Along with the physical damage of sexual violence, the psychological and emotional aftermath make the road to recovery for survivors long, difficult and full of obstacles. Being a supportive family member or friend is an important part of a survivor’s healing process. Here are some suggestions taken from the RAINN (Rape, Abuse & Incest National Network) website that may help you in approaching the situation:
“I believe you. / It took a lot of courage to tell me about this.” It’s often extremely difficult for survivors to come forward and share their stories. If they’ve chosen to share with you, be careful not to ask for more details than they offer– your job is to support them, not investigate. Be aware that calmness in victims doesn’t mean you should be skeptical about the assault or assume that it didn’t do serious damage. People respond to trauma differently, and the best thing you can do is believe them.
“It’s not your fault. / You didn’t do anything to deserve this.” Survivors may begin to blame themselves, especially if the perpetrator was someone familiar to them. Be sure to provide the survivor with affirmation that what happened was not their fault, maybe even more than once.
“You are not alone. / I care about you and am here to listen or help in any way I can.” Assure survivors that they are not alone.

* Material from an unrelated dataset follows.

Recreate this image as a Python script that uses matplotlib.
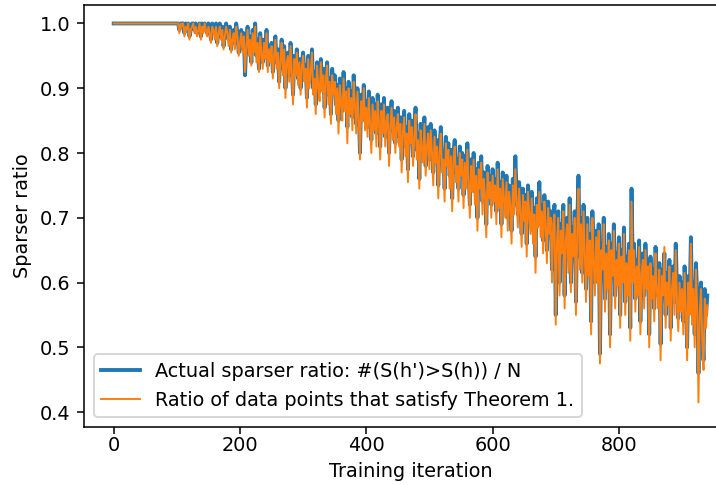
import matplotlib
matplotlib.use('Agg')
import matplotlib.pyplot as plt

# training iterations (read every 2 steps)
iterations = list(range(0, 941, 2))

# actual sparser ratio  #(S(h')>S(h)) / N   (25 values per row = 50 iterations)
actual_ratio = [
    1.0, 1.0, 1.0, 1.0, 1.0, 1.0, 1.0, 1.0, 1.0, 1.0, 1.0, 1.0, 1.0, 1.0, 1.0, 1.0, 1.0, 1.0, 1.0, 1.0, 1.0, 1.0, 1.0, 1.0, 1.0,
    1.0, 1.0, 1.0, 1.0, 1.0, 1.0, 1.0, 1.0, 1.0, 1.0, 1.0, 1.0, 1.0, 1.0, 1.0, 1.0, 1.0, 1.0, 1.0, 1.0, 1.0, 1.0, 1.0, 1.0, 1.0,
    1.0, 1.0, 0.99, 1.0, 1.0, 1.0, 0.985, 1.0, 0.995, 1.0, 0.98, 0.99, 1.0, 1.0, 0.99, 1.0, 0.985, 0.995, 1.0, 0.98, 1.0, 0.99, 1.0, 0.995, 0.985,
    1.0, 0.99, 0.975, 1.0, 0.995, 0.985, 1.0, 0.97, 0.99, 1.0, 0.98, 0.995, 0.965, 0.985, 1.0, 0.99, 0.975, 0.995, 0.96, 0.98, 0.99, 0.97, 1.0, 0.985, 0.955,
    0.975, 0.99, 0.96, 0.985, 0.92, 0.97, 0.995, 0.955, 0.98, 0.94, 0.99, 0.965, 1.0, 0.95, 0.975, 0.93, 0.985, 0.96, 0.94, 0.975, 0.95, 0.99, 0.935, 0.965, 0.945,
    0.97, 0.925, 0.955, 0.98, 0.94, 0.96, 0.91, 0.95, 0.975, 0.93, 0.965, 0.9, 0.945, 0.955, 0.92, 0.97, 0.935, 0.89, 0.95, 0.93, 0.96, 0.915, 0.945, 0.9, 0.94,
    0.955, 0.92, 0.935, 0.885, 0.95, 0.91, 0.93, 0.96, 0.9, 0.925, 0.875, 0.94, 0.915, 0.895, 0.945, 0.905, 0.93, 0.87, 0.92, 0.94, 0.89, 0.915, 0.86, 0.93, 0.9,
    0.92, 0.875, 0.905, 0.85, 0.915, 0.89, 0.865, 0.925, 0.88, 0.9, 0.84, 0.91, 0.87, 0.895, 0.855, 0.92, 0.885, 0.845, 0.9, 0.87, 0.8, 0.89, 0.865, 0.905, 0.85,
    0.88, 0.84, 0.895, 0.86, 0.82, 0.885, 0.85, 0.875, 0.83, 0.89, 0.865, 0.81, 0.875, 0.845, 0.885, 0.825, 0.86, 0.87, 0.8, 0.855, 0.88, 0.835, 0.865, 0.815, 0.85,
    0.87, 0.825, 0.855, 0.79, 0.845, 0.865, 0.81, 0.84, 0.775, 0.86, 0.83, 0.85, 0.795, 0.835, 0.87, 0.805, 0.83, 0.76, 0.845, 0.82, 0.8, 0.855, 0.78, 0.825, 0.84,
    0.79, 0.845, 0.815, 0.77, 0.835, 0.8, 0.82, 0.75, 0.81, 0.84, 0.785, 0.8, 0.745, 0.825, 0.795, 0.815, 0.765, 0.805, 0.73, 0.8, 0.82, 0.77, 0.79, 0.745, 0.81,
    0.78, 0.8, 0.735, 0.795, 0.76, 0.815, 0.77, 0.72, 0.79, 0.755, 0.8, 0.74, 0.775, 0.7, 0.785, 0.76, 0.795, 0.725, 0.77, 0.75, 0.69, 0.78, 0.745, 0.765, 0.72,
    0.775, 0.74, 0.76, 0.71, 0.785, 0.73, 0.755, 0.69, 0.77, 0.745, 0.72, 0.765, 0.7, 0.75, 0.735, 0.68, 0.76, 0.72, 0.795, 0.74, 0.705, 0.755, 0.725, 0.675, 0.745,
    0.71, 0.735, 0.66, 0.75, 0.72, 0.695, 0.74, 0.68, 0.715, 0.64, 0.73, 0.7, 0.755, 0.69, 0.72, 0.665, 0.735, 0.705, 0.65, 0.725, 0.69, 0.71, 0.62, 0.7, 0.72,
    0.55, 0.68, 0.71, 0.6, 0.69, 0.66, 0.72, 0.58, 0.675, 0.7, 0.635, 0.73, 0.6, 0.685, 0.655, 0.71, 0.57, 0.69, 0.765, 0.64, 0.7, 0.615, 0.72, 0.66, 0.59,
    0.7, 0.63, 0.675, 0.54, 0.71, 0.65, 0.6, 0.68, 0.62, 0.69, 0.49, 0.66, 0.64, 0.7, 0.575, 0.655, 0.61, 0.675, 0.52, 0.66, 0.63, 0.69, 0.58, 0.645, 0.615,
    0.67, 0.55, 0.65, 0.62, 0.685, 0.57, 0.64, 0.6, 0.66, 0.53, 0.745, 0.62, 0.66, 0.575, 0.635, 0.6, 0.665, 0.54, 0.625, 0.645, 0.58, 0.66, 0.61, 0.635, 0.52,
    0.64, 0.595, 0.62, 0.56, 0.655, 0.61, 0.58, 0.63, 0.505, 0.62, 0.6, 0.645, 0.55, 0.615, 0.585, 0.635, 0.53, 0.6, 0.625, 0.57, 0.66, 0.59, 0.545, 0.61, 0.575,
    0.6, 0.54, 0.625, 0.58, 0.5, 0.61, 0.57, 0.67, 0.555, 0.6, 0.52, 0.63, 0.58, 0.46, 0.57, 0.6, 0.53, 0.48, 0.59, 0.55, 0.58,
]

# ratio of data points that satisfy Theorem 1
theorem_ratio = [
    1.0, 1.0, 1.0, 1.0, 1.0, 1.0, 1.0, 1.0, 1.0, 1.0, 1.0, 1.0, 1.0, 1.0, 1.0, 1.0, 1.0, 1.0, 1.0, 1.0, 1.0, 1.0, 1.0, 1.0, 1.0,
    1.0, 1.0, 1.0, 1.0, 1.0, 1.0, 1.0, 1.0, 1.0, 1.0, 1.0, 1.0, 1.0, 1.0, 1.0, 1.0, 1.0, 1.0, 1.0, 1.0, 1.0, 1.0, 1.0, 1.0, 1.0,
    1.0, 1.0, 0.985, 1.0, 0.995, 1.0, 0.98, 0.995, 0.99, 1.0, 0.975, 0.99, 0.995, 1.0, 0.985, 0.995, 0.98, 0.99, 1.0, 0.975, 0.995, 0.985, 1.0, 0.99, 0.98,
    0.995, 0.985, 0.97, 0.995, 0.99, 0.975, 0.995, 0.965, 0.985, 0.995, 0.975, 0.99, 0.96, 0.98, 0.995, 0.985, 0.965, 0.99, 0.955, 0.975, 0.985, 0.96, 0.995, 0.98, 0.95,
    0.97, 0.985, 0.955, 0.98, 0.925, 0.965, 0.99, 0.95, 0.975, 0.935, 0.985, 0.955, 0.995, 0.94, 0.97, 0.925, 0.98, 0.955, 0.93, 0.97, 0.945, 0.985, 0.925, 0.96, 0.94,
    0.965, 0.915, 0.95, 0.975, 0.93, 0.955, 0.9, 0.945, 0.97, 0.92, 0.96, 0.885, 0.94, 0.95, 0.91, 0.965, 0.925, 0.875, 0.945, 0.92, 0.955, 0.905, 0.94, 0.89, 0.935,
    0.95, 0.91, 0.93, 0.87, 0.945, 0.9, 0.925, 0.955, 0.89, 0.915, 0.86, 0.935, 0.905, 0.88, 0.94, 0.895, 0.92, 0.855, 0.915, 0.935, 0.875, 0.91, 0.845, 0.92, 0.89,
    0.91, 0.86, 0.9, 0.83, 0.905, 0.88, 0.85, 0.915, 0.865, 0.895, 0.815, 0.9, 0.86, 0.885, 0.835, 0.91, 0.875, 0.83, 0.895, 0.855, 0.79, 0.88, 0.85, 0.9, 0.835,
    0.87, 0.825, 0.885, 0.845, 0.8, 0.875, 0.835, 0.865, 0.81, 0.88, 0.85, 0.79, 0.865, 0.83, 0.875, 0.81, 0.85, 0.86, 0.78, 0.84, 0.87, 0.82, 0.855, 0.8, 0.84,
    0.86, 0.81, 0.845, 0.77, 0.835, 0.855, 0.795, 0.83, 0.755, 0.85, 0.815, 0.84, 0.78, 0.825, 0.86, 0.79, 0.82, 0.745, 0.835, 0.805, 0.785, 0.845, 0.765, 0.81, 0.83,
    0.775, 0.835, 0.8, 0.75, 0.825, 0.785, 0.81, 0.73, 0.8, 0.83, 0.77, 0.79, 0.725, 0.815, 0.78, 0.805, 0.745, 0.795, 0.71, 0.79, 0.81, 0.755, 0.78, 0.725, 0.8,
    0.765, 0.79, 0.715, 0.785, 0.745, 0.805, 0.755, 0.7, 0.78, 0.74, 0.79, 0.72, 0.765, 0.68, 0.775, 0.745, 0.785, 0.705, 0.76, 0.735, 0.67, 0.77, 0.73, 0.755, 0.7,
    0.765, 0.725, 0.75, 0.69, 0.775, 0.715, 0.745, 0.67, 0.76, 0.73, 0.7, 0.755, 0.68, 0.74, 0.72, 0.66, 0.75, 0.705, 0.775, 0.725, 0.685, 0.745, 0.71, 0.655, 0.735,
    0.695, 0.725, 0.64, 0.74, 0.705, 0.675, 0.73, 0.66, 0.705, 0.615, 0.72, 0.685, 0.74, 0.67, 0.71, 0.645, 0.725, 0.69, 0.63, 0.715, 0.675, 0.7, 0.6, 0.69, 0.705,
    0.535, 0.665, 0.7, 0.58, 0.68, 0.645, 0.71, 0.56, 0.665, 0.69, 0.615, 0.72, 0.585, 0.675, 0.64, 0.7, 0.55, 0.68, 0.745, 0.62, 0.69, 0.6, 0.71, 0.645, 0.57,
    0.69, 0.61, 0.665, 0.52, 0.7, 0.635, 0.58, 0.67, 0.6, 0.68, 0.475, 0.65, 0.62, 0.69, 0.555, 0.645, 0.59, 0.665, 0.5, 0.65, 0.61, 0.68, 0.56, 0.635, 0.595,
    0.66, 0.53, 0.64, 0.6, 0.675, 0.55, 0.63, 0.58, 0.65, 0.51, 0.725, 0.6, 0.65, 0.555, 0.625, 0.58, 0.655, 0.52, 0.615, 0.635, 0.56, 0.65, 0.59, 0.625, 0.5,
    0.63, 0.575, 0.61, 0.54, 0.645, 0.59, 0.56, 0.62, 0.48, 0.61, 0.58, 0.655, 0.53, 0.6, 0.565, 0.625, 0.51, 0.59, 0.615, 0.55, 0.65, 0.57, 0.525, 0.6, 0.555,
    0.59, 0.52, 0.615, 0.56, 0.48, 0.6, 0.55, 0.66, 0.535, 0.59, 0.5, 0.62, 0.56, 0.415, 0.55, 0.59, 0.51, 0.465, 0.575, 0.53, 0.565,
]

DPI = 139
fig = plt.figure(figsize=(716 / DPI, 485 / DPI), dpi=DPI)
# axes run past the right edge, as in the cropped original
ax = fig.add_axes([84 / 716, 58 / 485, 653 / 716, 422 / 485])

ax.plot(iterations, actual_ratio, color='tab:blue', linewidth=2,
        label="Actual sparser ratio: #(S(h')>S(h)) / N")
ax.plot(iterations, theorem_ratio, color='tab:orange', linewidth=1,
        label='Ratio of data points that satisfy Theorem 1.')

ax.set_xlim(-47, 987)
ax.set_ylim(0.377, 1.0285)
ax.set_xticks([0, 200, 400, 600, 800])
ax.tick_params(axis='x', pad=1)
ax.set_xlabel('Training iteration', labelpad=4)
ax.set_ylabel('Sparser ratio')
ax.legend(loc='lower left')

fig.savefig('out.png', dpi=DPI)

Help them brainstorm local resources or individuals in their life who may provide a good support system. Be patient and remind them that you’ll be there throughout their healing process.
In the end, remember that there is no set timeline for the recovery period; it may become a long, ongoing process. It’s not always easy to know what to say to someone when she tells you she’s been sexually assaulted. Remember that words may not be as important as presenting a non-judgmental demeanor and becoming a supportive presence in her life.